The closer the joyful day of the anniversary draws, the more new and interesting ideas arise about what exactly should be done with the constitution. Torshin and Zorkin’s proposals are already stale, having first been put forth a couple of years ago. But there are quite recent, original ideas, too. The representative of the Federation Council in the Constitutional Court, Mr. Alexey Alexandrov, distinguished himself at the latest anniversary conference (judging by media reports). He fought against Article 13 of the constitution, which relates to the foundations of the constitutional system in Russia and provides that no ideology can be established as a state-sponsored or mandatory ideology. Mr. Alexandrov objected to this: no such ugliness, supposedly, is happening anywhere in the world. He proposed removing this worthless ban from the text of the constitution.
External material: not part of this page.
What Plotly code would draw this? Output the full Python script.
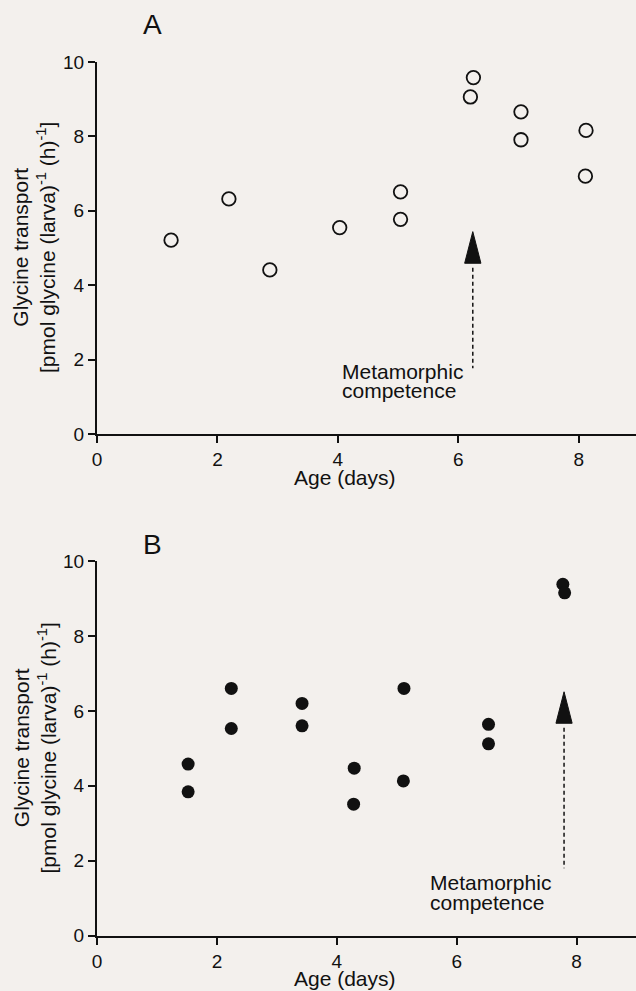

It’s a sad picture: on the one hand, the entire country is preparing to celebrate the 20th anniversary of the Supreme Law of the Land, under which it lives happily. On the other hand, first here and then there, people are proposing to remove from its text the foundational principles of the country’s constitutional order, while others make veiled statements calling for defiance of the constitution’s direct instructions.

On the eve of its anniversary, the constitution has begun to be treated as a fetish, while we ignore its real content. All this is highly reminiscent of a scene from the wonderful movie That Very Münchhausen, in which Baron Münchhausen’s hometown is preparing to mark the anniversary of his death. The appearance of the living Münchhausen causes confusion, which culminates in a brilliant line: “Tomorrow is the anniversary of your death. Do you want to spoil our holiday?” Münchhausen himself, especially appearing suddenly alive, was of no use to anyone, and no one was interested in him. He was needed as a fetish, as a symbol, as a pretext for a magnificent celebration. Something similar is happening with the Russian Constitution, which for many is not valuable in itself, but only as a cause for celebration.